GIVEN MATERIAL start

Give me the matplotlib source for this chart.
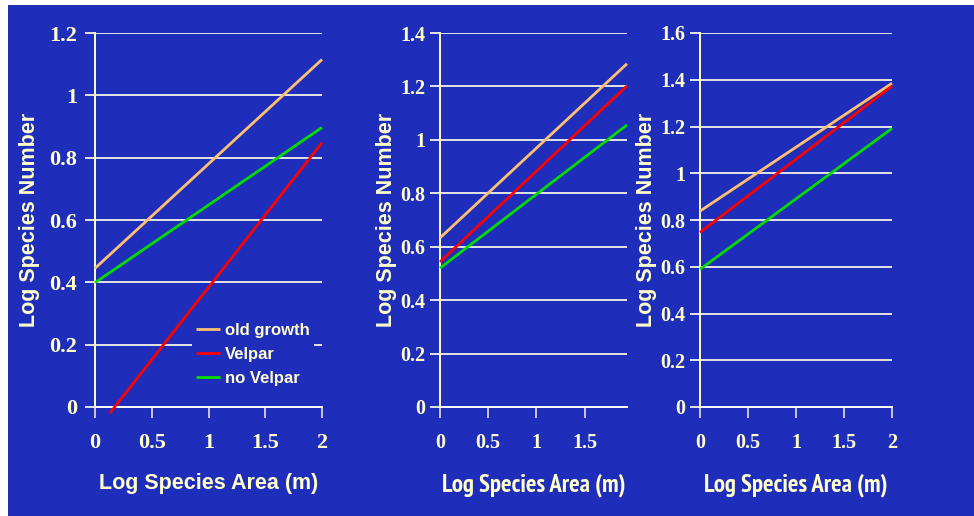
import matplotlib
matplotlib.use("Agg")
import matplotlib.pyplot as plt
from matplotlib.patches import Rectangle
from matplotlib import font_manager
from matplotlib.ticker import FuncFormatter

# values: each line is a start and an end point
series = ["old growth", "Velpar", "no Velpar"]
colors = ["#FFC070", "#FF0000", "#00DD00"]

p1_x = [[0, 2], [0.13, 2], [0, 2]]
p1_y = [[0.445, 1.115], [-0.02, 0.848], [0.399, 0.897]]

p2_x = [[0, 1.94], [0, 1.94], [0, 1.94]]
p2_y = [[0.633, 1.285], [0.543, 1.202], [0.52, 1.056]]

p3_x = [[0, 2], [0, 2], [0, 2]]
p3_y = [[0.838, 1.385], [0.747, 1.373], [0.589, 1.192]]

p1_yticks = [0, 0.2, 0.4, 0.6, 0.8, 1, 1.2]
p2_yticks = [0, 0.2, 0.4, 0.6, 0.8, 1, 1.2, 1.4]
p3_yticks = [0, 0.2, 0.4, 0.6, 0.8, 1, 1.2, 1.4, 1.6]
p1_xticks = [0, 0.5, 1, 1.5, 2]
p2_xticks = [0, 0.5, 1, 1.5]
p3_xticks = [0, 0.5, 1, 1.5, 2]

xlabel = "Log Species Area (m)"
ylabel = "Log Species Number"

BLUE = "#1F2DBB"
CREAM = "#FFFFCC"
GRID = "#E4E4E4"

# the 2nd and 3rd panels look squeezed sideways, so use a narrow bold face there
bold_names = set()
for f in font_manager.fontManager.ttflist:
    if f.weight in ("bold", 700) and f.style == "normal":
        bold_names.add(f.name)
narrow, narrow_size = "Liberation Sans", 13.2
for cand in ["Liberation Sans Narrow", "Arimo Narrow", "Archivo Narrow",
             "PT Sans Narrow", "Roboto Condensed", "Pragati Narrow",
             "Open Sans Condensed", "IBM Plex Sans Condensed", "Encode Sans Condensed"]:
    if cand in bold_names:
        narrow, narrow_size = cand, 17.8
        break

fig = plt.figure(figsize=(9.74, 5.16), dpi=100, facecolor="white")
fig.patches.append(Rectangle((8 / 974, 0), 1 - 8 / 974, 1 - 5 / 516,
                             transform=fig.transFigure, facecolor=BLUE,
                             edgecolor="none", zorder=-10))

H = 516.0
W = 974.0
panels = [
    dict(px=(95, 322), xs=p1_x, ys=p1_y, ymax=1.2, xmax=2, yt=p1_yticks, xt=p1_xticks,
         ylx=-0.242, xfont="Liberation Sans", xsize=15.5, tsize=16, ypad=6),
    dict(px=(440, 627), xs=p2_x, ys=p2_y, ymax=1.4, xmax=1.94, yt=p2_yticks, xt=p2_xticks,
         ylx=-0.23, xfont=narrow, xsize=narrow_size, tsize=14.5, ypad=3.5),
    dict(px=(700, 892), xs=p3_x, ys=p3_y, ymax=1.6, xmax=2, yt=p3_yticks, xt=p3_xticks,
         ylx=-0.224, xfont=narrow, xsize=narrow_size, tsize=14.5, ypad=3.5),
]

fmt = FuncFormatter(lambda v, pos: "%g" % v)
axes = []
for p in panels:
    l, r = p["px"]
    ax = fig.add_axes([l / W, (H - 407) / H, (r - l) / W, 374 / H])
    ax.set_facecolor("none")
    for i in range(3):
        ax.plot(p["xs"][i], p["ys"][i], color=colors[i], lw=2, label=series[i],
                clip_on=False, solid_capstyle="butt", zorder=3)
    ax.set_xlim(0, p["xmax"])
    ax.set_ylim(0, p["ymax"])
    ax.set_yticks(p["yt"])
    ax.set_xticks(p["xt"])
    ax.xaxis.set_major_formatter(fmt)
    ax.yaxis.set_major_formatter(fmt)
    ax.grid(axis="y", color=GRID, lw=1.4, zorder=1)
    for s in ["top", "right"]:
        ax.spines[s].set_visible(False)
    ax.spines["left"].set_color(CREAM)
    ax.spines["left"].set_linewidth(1.4)
    ax.spines["bottom"].set_color("white")
    ax.spines["bottom"].set_linewidth(1.4)
    ax.tick_params(axis="y", length=7, width=1.4, color=GRID, pad=p["ypad"],
                   labelcolor=CREAM)
    ax.tick_params(axis="x", length=8, width=1.4, color="#C8C8D8", pad=11,
                   labelcolor=CREAM)
    for t in ax.get_xticklabels() + ax.get_yticklabels():
        t.set_fontfamily("Liberation Serif")
        t.set_fontweight("bold")
        t.set_fontsize(p["tsize"])
    ax.set_xlabel(xlabel, color=CREAM, fontsize=p["xsize"], fontweight="bold",
                  family=p["xfont"])
    ax.set_ylabel(ylabel, color=CREAM, fontsize=15.5, fontweight="bold",
                  family="Liberation Sans")
    ax.xaxis.set_label_coords(0.5, -0.177)
    ax.yaxis.set_label_coords(p["ylx"], 0.5)
    axes.append(ax)

leg = axes[0].legend(loc="upper left", bbox_to_anchor=(192 / W, (H - 319) / H),
                     bbox_transform=fig.transFigure, frameon=True, fancybox=False,
                     facecolor=BLUE, edgecolor="none", framealpha=1,
                     borderpad=0.25, borderaxespad=0, handlelength=1.45,
                     handletextpad=0.3, labelspacing=0.54,
                     prop={"family": "Liberation Sans", "weight": "bold", "size": 12})
for t in leg.get_texts():
    t.set_color(CREAM)
leg.set_zorder(5)

fig.savefig("out.png", dpi=100, facecolor="white")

GIVEN MATERIAL end

EXERCISE AIM ▸
Reproduce the material above from its first line through the line containing "p3_y = [[0.838, 1.385], [0.747, 1.373], [0.589, 1.192]]", both ends included, and skip every picture.

OUTPUT BELOW ▸
Give me the matplotlib source for this chart.
import matplotlib
matplotlib.use("Agg")
import matplotlib.pyplot as plt
from matplotlib.patches import Rectangle
from matplotlib import font_manager
from matplotlib.ticker import FuncFormatter

# values: each line is a start and an end point
series = ["old growth", "Velpar", "no Velpar"]
colors = ["#FFC070", "#FF0000", "#00DD00"]

p1_x = [[0, 2], [0.13, 2], [0, 2]]
p1_y = [[0.445, 1.115], [-0.02, 0.848], [0.399, 0.897]]

p2_x = [[0, 1.94], [0, 1.94], [0, 1.94]]
p2_y = [[0.633, 1.285], [0.543, 1.202], [0.52, 1.056]]

p3_x = [[0, 2], [0, 2], [0, 2]]
p3_y = [[0.838, 1.385], [0.747, 1.373], [0.589, 1.192]]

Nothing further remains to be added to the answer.